Absentéisme d’un côté, contrôle de l’autre : ce climat témoigne d’un manque de confiance criant entre salariés et employeurs. Un baromètre Actual paru en février affichait une baisse globale de la confiance des travailleurs en l’avenir. De toute évidence, la crise Covid est en partie responsable de cette atmosphère délétère. Pour Jean Pralong, psychologue et professeur en gestion des ressources humaines à l’EM Normandie, c’en est certainement le point de départ : « les travailleurs ont complètement remis en cause la relation à l’entreprise à ce moment-là ». Une lecture que partage Olivier Garand, pour qui « il y a eu une forme de banalisation de l’absence », entraînée par le télétravail.

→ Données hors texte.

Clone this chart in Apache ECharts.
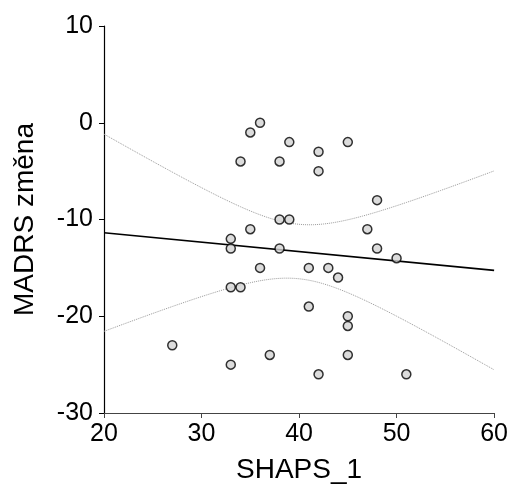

Pour la CGT, ce phénomène s’inscrit dans un contexte abusif de chasse à la fraude sociale : « C’est un phénomène extrêmement minoritaire », déclare Denis Gravouil, secrétaire général de la CGT-Spectacle, pour qui cette montée de l’absentéisme est une conséquence de conditions de travail qui se sont particulièrement durcies. « On est l’un des pays les plus mal classés en Europe sur les morts au travail », déclare le représentant du syndicat. Selon les données d’Eurostat, la France est le pays où l’on meurt le plus au travail d’Europe, avec plus de 8.000 décès depuis 2009.

Des milliers d’offres d’emploi en un clic

L’émergence de la notion de bien-être au travail et la considération des maladies psychologiques n’ont pas joué en faveur de la confiance globale : « Certains salariés sont arrêtés, non pas pour des raisons physiques, mais psychologiques. Côté employeur, ce sont des situations que l’on va facilement soupçonner d’être “de complaisance” », remarque Jean Pralong. Pourtant, faute à un contexte géopolitique délicat et un marché du travail incertain, « le stress est partout, pas seulement au travail, mais dans la vie quotidienne », note le représentant du cabinet de conseil Spartes. In fine, ces contrôles à domicile n’en sont qu’un énième reflet.